I wasn't thinking of escape. I wasn't thinking of her. That came later. I wasn't thinking anything at all. It was just will, forcing my blood through my veins and my heart to keep opening and shutting and my legs to try and move.

When I remembered, I remembered being a little kid. I thought about the homestead on the Rhode Island coast, long before I moved homesteads with a few others and came to Maine: the gallery and the smell of low tide, and all the brick covered in layers of bird shit, crusty as salt spray. I remembered the boats this guy Flick made out of timber and scrap, and the time he took me fishing and I hooked my first trout: the blush pink of its belly and how good it tasted, like nothing I'd ever eaten before. I remembered Brent, who was my age and like a brother, and how his finger looked after he got cut on an old bit of razor wire, puffy and dark as a storm cloud, and how he screamed when they cut it off to stop the infection from spreading. Dirk and Mel and Toadie: all of them dead, I heard later, killed on some secret mission to Zombieland. And Carr, in Maine, who taught me all about the resistance, who helped me memorize facts about the new me when it was time for me to cross over.

And I remembered my first night in Portland, how I couldn't get comfortable on the bed, and how I moved onto the floor, finally, and fell asleep with my cheek against the rug. How weird everything was: the supermarkets stocked with food I'd never seen before, and trash bins heaped with stuff that was still usable, and rules, rules for everything: eating, sitting, talking, even pissing and wiping yourself.

In my mind, I was reliving my whole life again—slowly, taking my time. Delaying.

Because I knew, sooner or later, I'd get to her.

And then . . . Well, I'd already died once. I couldn't live through it again.

The guards lost interest in me after a while.

In the quiet, and the dark, I got stronger.

Eventually she came.
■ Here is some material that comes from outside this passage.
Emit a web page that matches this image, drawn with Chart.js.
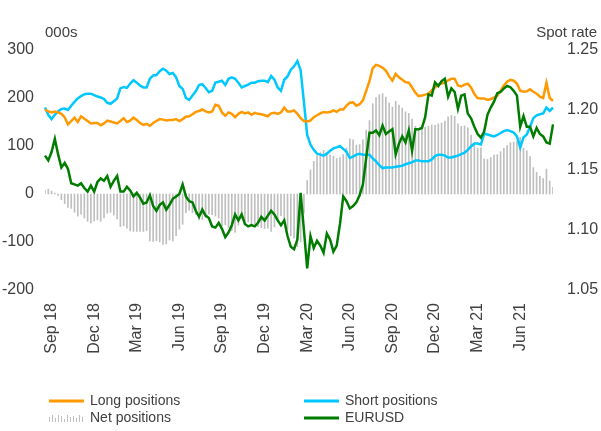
<!DOCTYPE html>
<html>
<head>
<meta charset="utf-8">
<script src="https://cdn.jsdelivr.net/npm/chart.js@4"></script>
<style>
  body { margin: 0; background: #fff; }
  #wrap { width: 601px; height: 431px; }
</style>
</head>
<body>
<div id="wrap"><canvas id="cotChart" width="601" height="431"></canvas></div>
<script>
// CFTC EUR positioning, weekly, late Aug 2018 - Aug 2021 (000s of contracts)
var tickLabels = ['Sep 18', 'Dec 18', 'Mar 19', 'Jun 19', 'Sep 19', 'Dec 19',
                  'Mar 20', 'Jun 20', 'Sep 20', 'Dec 20', 'Mar 21', 'Jun 21'];

var longPos = [
  176,172,170,172,170,167,160,145,152,159,
  150,162,157,152,147,148,148,143,147,153,
  151,149,147,152,158,150,153,159,154,148,
  144,146,142,148,152,156,155,153,154,154,
  156,152,156,161,162,166,171,173,176,172,
  170,172,186,184,170,163,170,167,160,167,
  171,168,170,165,169,167,166,164,162,168,
  169,167,170,180,172,172,174,167,158,152,
  151,153,160,164,168,171,170,171,174,171,
  176,176,184,190,191,184,187,195,215,235,
  262,269,267,263,257,245,236,250,243,238,
  233,232,222,211,204,205,207,209,216,222,
  228,230,232,237,240,240,226,224,228,230,
  222,208,200,199,199,196,198,201,205,215,
  226,234,238,236,230,215,213,214,218,213,
  209,203,200,232,200,194
];

var shortPos = [
  180,165,156,165,172,177,178,175,184,192,
  199,204,208,209,209,206,203,201,198,190,
  188,193,199,220,223,221,230,237,232,226,
  222,222,240,247,248,256,261,257,250,252,
  243,225,219,200,196,205,214,227,229,221,
  212,215,232,234,236,227,240,243,240,232,
  222,225,228,232,232,235,236,236,233,246,
  238,222,215,238,245,259,266,277,258,192,
  123,103,92,84,82,80,84,90,95,97,
  100,94,88,75,78,82,84,82,82,82,
  74,68,60,54,55,55,55,57,58,59,
  62,64,66,70,70,68,68,68,72,79,
  82,82,80,76,76,78,80,83,86,92,
  99,105,105,103,126,124,122,120,123,127,
  131,133,131,128,120,97,118,124,140,158,
  164,166,168,180,173,180
];

var netPos = [
  8,10,6,2,-3,-12,-20,-28,-30,-38,
  -46,-42,-50,-57,-60,-56,-54,-57,-50,-40,
  -38,-44,-52,-68,-66,-71,-77,-78,-78,-78,
  -78,-76,-98,-99,-97,-100,-105,-104,-96,-98,
  -87,-73,-63,-39,-34,-39,-43,-54,-53,-49,
  -42,-43,-46,-50,-66,-64,-70,-76,-80,-65,
  -51,-57,-58,-67,-63,-68,-70,-72,-71,-78,
  -69,-55,-45,-58,-73,-87,-92,-110,-100,-40,
  28,50,68,80,86,91,86,81,79,74,
  76,82,96,115,113,102,103,113,133,153,
  188,201,207,209,202,190,181,193,185,179,
  171,168,156,141,134,137,139,141,144,143,
  146,148,152,161,164,162,146,141,142,138,
  123,103,95,96,73,72,76,81,82,88,
  95,101,107,108,110,118,95,90,78,55,
  45,37,32,52,27,14
];

var eurusd = [
  1.162,1.158,1.165,1.176,1.163,1.152,1.156,1.151,1.139,1.138,
  1.137,1.139,1.135,1.132,1.137,1.132,1.140,1.143,1.141,1.145,
  1.136,1.141,1.145,1.132,1.132,1.136,1.133,1.128,1.131,1.127,
  1.122,1.123,1.129,1.120,1.116,1.121,1.123,1.117,1.121,1.126,
  1.128,1.130,1.138,1.128,1.124,1.123,1.116,1.111,1.117,1.112,
  1.110,1.103,1.102,1.106,1.101,1.094,1.098,1.104,1.113,1.108,
  1.113,1.105,1.103,1.104,1.103,1.106,1.111,1.108,1.112,1.116,
  1.113,1.108,1.104,1.108,1.095,1.086,1.084,1.092,1.131,1.100,
  1.068,1.095,1.085,1.091,1.087,1.081,1.097,1.092,1.082,1.087,
  1.105,1.128,1.124,1.118,1.120,1.123,1.129,1.138,1.160,1.181,
  1.181,1.183,1.179,1.187,1.180,1.182,1.184,1.163,1.172,1.178,
  1.173,1.183,1.166,1.184,1.184,1.185,1.194,1.213,1.212,1.223,
  1.220,1.224,1.226,1.211,1.218,1.215,1.201,1.212,1.213,1.197,
  1.193,1.186,1.180,1.177,1.182,1.196,1.202,1.207,1.214,1.215,
  1.218,1.220,1.219,1.216,1.212,1.186,1.195,1.186,1.186,1.178,
  1.185,1.180,1.178,1.173,1.172,1.188
];

// weekly report dates (Tuesdays)
var weeks = [];
var d0 = new Date(2018, 7, 28);
for (var i = 0; i < longPos.length; i++) {
  var d = new Date(d0.getTime() + i * 7 * 86400000);
  weeks.push(d.toISOString().slice(0, 10));
}

var FONT = "'Liberation Sans', Arial, sans-serif";
var TXT = '#404040';

var extras = {
  id: 'extras',
  afterDraw: function(chart) {
    var c = chart.ctx;
    c.save();
    c.fillStyle = TXT;
    c.font = '15px ' + FONT;
    c.textBaseline = 'middle';
    c.textAlign = 'left';
    c.fillText('000s', 45, 33);
    c.textAlign = 'right';
    c.fillText('Spot rate', 597, 33);

    // legend, two columns
    var ds = chart.data.datasets;
    var items = [
      { d: ds[1], x: 49, y: 401 },
      { d: ds[2], x: 304, y: 401 },
      { d: ds[3], x: 49, y: 418 },
      { d: ds[0], x: 304, y: 418 }
    ];
    c.font = '14px ' + FONT;
    c.textAlign = 'left';
    items.forEach(function(it) {
      if (it.d.type === 'line') {
        c.strokeStyle = it.d.borderColor;
        c.lineWidth = 3;
        c.beginPath();
        c.moveTo(it.x, it.y);
        c.lineTo(it.x + 35, it.y);
        c.stroke();
      } else {
        var hs = [5, 7, 4, 7, 6, 3, 7, 5, 6, 4, 7, 5];
        c.fillStyle = it.d.backgroundColor;
        for (var k = 0; k < hs.length; k++) {
          c.fillRect(it.x + k * 3, it.y + 4 - hs[k], 1, hs[k]);
        }
      }
      c.fillStyle = TXT;
      c.fillText(it.d.label, it.x + 41, it.y);
    });
    c.restore();
  }
};

var ctx = document.getElementById('cotChart').getContext('2d');
var myChart = new Chart(ctx, {
  type: 'bar',
  data: {
    labels: weeks,
    datasets: [{
      type: 'line',
      label: 'EURUSD',
      data: eurusd,
      yAxisID: 'y1',
      borderColor: '#007d00',
      borderWidth: 2.5,
      pointRadius: 0,
      tension: 0,
      order: 0
    }, {
      type: 'line',
      label: 'Long positions',
      data: longPos,
      yAxisID: 'y',
      borderColor: '#ff9900',
      borderWidth: 2.5,
      pointRadius: 0,
      tension: 0,
      order: 1
    }, {
      type: 'line',
      label: 'Short positions',
      data: shortPos,
      yAxisID: 'y',
      borderColor: '#00c8ff',
      borderWidth: 2.5,
      pointRadius: 0,
      tension: 0,
      order: 2
    }, {
      type: 'bar',
      label: 'Net positions',
      data: netPos,
      yAxisID: 'y',
      backgroundColor: '#bfbfbf',
      barThickness: 1,
      order: 3
    }]
  },
  options: {
    responsive: false,
    animation: false,
    layout: { padding: { top: 50, bottom: 71, left: 0, right: 0 } },
    plugins: {
      legend: { display: false },
      tooltip: { enabled: false }
    },
    scales: {
      x: {
        offset: false,
        grid: { display: false, drawTicks: false },
        border: { display: false },
        ticks: {
          autoSkip: false,
          minRotation: 90,
          maxRotation: 90,
          padding: 13,
          color: TXT,
          font: { family: FONT, size: 16 },
          callback: function(v, idx) {
            var k = (idx - 2) / 13;
            return (idx >= 2 && k === Math.floor(k) && k < tickLabels.length) ? tickLabels[k] : '';
          }
        },
        afterFit: function(s) { s.height = 70; }
      },
      y: {
        position: 'left',
        min: -200,
        max: 300,
        grid: { display: false, drawTicks: false },
        border: { display: false },
        ticks: { stepSize: 100, padding: 11, color: TXT, font: { family: FONT, size: 16 } },
        afterFit: function(s) { s.width = 45; }
      },
      y1: {
        position: 'right',
        min: 1.05,
        max: 1.25,
        grid: { display: false, drawTicks: false },
        border: { display: false },
        ticks: {
          stepSize: 0.05,
          padding: 14,
          color: TXT,
          font: { family: FONT, size: 16 },
          callback: function(v) { return v.toFixed(2); }
        },
        afterFit: function(s) { s.width = 48; }
      }
    }
  },
  plugins: [extras]
});
</script>
</body>
</html>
She appeared suddenly, exactly like she'd done that day—she stepped into the sunshine, she jumped, she laughed and threw her head back, so her long ponytail nearly grazed the waistband of her jeans.

After that, I couldn't think about anything else. The mole on the inside of her right elbow, like a dark blot of ink. The way she ripped her nails to shreds when she was nervous. Her eyes, deep as a promise. Her stomach, pale and soft and gorgeous, and the tiny dark cavity of her belly button.

I nearly went crazy. I knew she must think I was dead. What had happened to her after crossing the fence? Had she made it? She had nothing, no tools, no food, no idea where to go. I imagined her weak, and lost. I imagined her dead. She might as well be.

I told myself that if she was alive she would move on, she would forget me, she would be happy again. I tried to tell myself that was what I wanted for her.

I knew I would never see her again.

But hope got in, no matter how hard and fast I tried to stomp it out. Like these tiny fire ants we used to get in Portland. No matter how fast you killed them, there were always more, a steady stream of them, resistant, ever-multiplying.